Louth County Council has begun using 3D printing technology for the construction of a new social housing development in Dundalk.

The council said the Grange Close pilot project is the first of its kind in Ireland.

The project is using 3D Construction Printed (3DCP) technology which involves using large-scale 3D printers on-site to create three-dimensional structures layer by layer.

In the process, layers of Ready-Mix Concrete are sequentially deposited through a gantry-based 3DCP machine according to a digital model.

The result is the creation of a housing superstructure at a rate which is up to three times faster than traditional methods.

The project aims to use 3D construction printing technology to provide three three-bedroom terraced units that will have a floor area of around 110 m² over two floors.

“The provision of high quality and sustainable social housing is a core objective of Louth County Council, and this project is a significant example of the use of innovative technologies and organisational collaboration in the delivery of new homes,” said Joan Martin, chief executive at Louth County Council.

The Grange Close pilot project involves a collaboration between Louth County Council, Louth & Meath Education & Training Board (LMETB), Irish-owned company Harcourt Technologies Ltd (HTL.tech), and Roadstone Ltd, a CRH company.

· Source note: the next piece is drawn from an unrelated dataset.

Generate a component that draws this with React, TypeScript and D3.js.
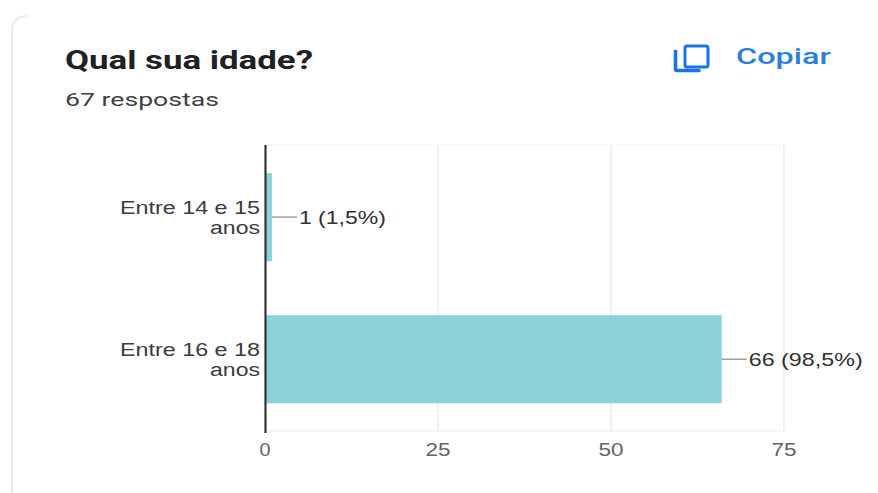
import React from "react";
import * as d3 from "d3";

const categories = ["Entre 14 e 15|anos", "Entre 16 e 18|anos"];
const counts = [1, 66];
const shares = ["1,5%", "98,5%"];
const xTicks = [0, 25, 50, 75];

const WIDTH = 878;
const HEIGHT = 493;
const plot = { left: 265, right: 784, top: 145, bottom: 431 };
const SANS = "'Liberation Sans', Arial, sans-serif";

export default function App() {
  const x = d3.scaleLinear().domain([0, 75]).range([plot.left, plot.right]);
  const y = d3
    .scaleBand<string>()
    .domain(categories)
    .range([plot.top + 0.4, plot.bottom])
    .paddingInner(0.38)
    .paddingOuter(0.195);

  return (
    <svg
      width={WIDTH}
      height={HEIGHT}
      viewBox={`0 0 ${WIDTH} ${HEIGHT}`}
      style={{ position: "absolute", left: 0, top: 0, display: "block", background: "#fff" }}
    >
      {/* Card outline: only the left edge and its rounded corner are visible */}
      <path d="M12 493 V30 Q12 17 27 16" fill="none" stroke="#e2ecec" strokeWidth={2} />

      <text x={65} y={69} fontFamily="Roboto, sans-serif" fontWeight={700} fontSize={25} fill="#202124" textLength={248} lengthAdjust="spacingAndGlyphs">
        Qual sua idade?
      </text>
      <text x={65} y={106} fontFamily="Roboto, sans-serif" fontSize={19} fill="#3c4043" textLength={154} lengthAdjust="spacingAndGlyphs">
        67 respostas
      </text>

      {/* Copy icon and link */}
      <g fill="none" stroke="#1a73e8" strokeWidth={3}>
        <rect x={685} y={46} width={23} height={21} rx={2} />
        <path d="M675.5 50 V69 Q675.5 70.5 677 70.5 H700.5" strokeWidth={3.6} />
      </g>
      <text x={736} y={64} fontFamily="Roboto, sans-serif" fontWeight={500} fontSize={22} fill="#2a7de1" textLength={95} lengthAdjust="spacingAndGlyphs">
        Copiar
      </text>

      {/* Plot frame and vertical gridlines */}
      <line x1={plot.left} x2={plot.right} y1={plot.top} y2={plot.top} stroke="#f3f3f3" />
      <line x1={plot.left} x2={plot.right + 1} y1={plot.bottom} y2={plot.bottom} stroke="#ececec" />
      {xTicks.slice(1).map((t) => (
        <line key={t} x1={x(t)} x2={x(t)} y1={plot.top} y2={plot.bottom} stroke="#ececec" strokeWidth={1.6} />
      ))}

      {/* Bars with leader lines and value labels */}
      {categories.map((c, i) => {
        const top = y(c)!;
        const mid = top + y.bandwidth() / 2;
        const end = x(counts[i]);
        return (
          <g key={c}>
            <rect x={x(0)} y={top} width={end - x(0)} height={y.bandwidth()} fill="#8dd1d9" />
            <line x1={end} x2={end + 25} y1={mid} y2={mid} stroke="#a0a0a0" strokeWidth={1.5} />
            <text x={end + 27} y={mid + 6.5} fontFamily={SANS} fontSize={18.5} fill="#303134" textLength={i === 0 ? 87 : 114} lengthAdjust="spacingAndGlyphs">
              {`${counts[i]} (${shares[i]})`}
            </text>
            {c.split("|").map((line, k) => (
              <text key={line} x={260} y={mid - 3.5 + k * 20} textAnchor="end" fontFamily={SANS} fontSize={18} fill="#3c3c3c" textLength={k === 0 ? 140 : 50} lengthAdjust="spacingAndGlyphs">
                {line}
              </text>
            ))}
          </g>
        );
      })}

      {/* Baseline on top of the bars */}
      <line x1={plot.left + 0.5} x2={plot.left + 0.5} y1={plot.top} y2={plot.bottom + 2} stroke="#333" strokeWidth={2.2} />

      {xTicks.map((t) => (
        <text key={t} x={x(t)} y={456} textAnchor="middle" fontFamily={SANS} fontSize={18} fill="#5f6368" textLength={t === 0 ? 11 : 25} lengthAdjust="spacingAndGlyphs">
          {t}
        </text>
      ))}
    </svg>
  );
}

“The transformative potential of this technology is very exciting, offering a viable solution to help address our housing challenges,” said Justin Kinsella, MD and co-founder of HTL.tech.

Roadstone described the approach as an efficient and high-tech modern method of construction.

“Integrating new technology and traditional building materials offers a new era of efficiency and carbon reduction – working towards a sustainable future,” said Patrick Diviney, Roadstone, Commercial Manager.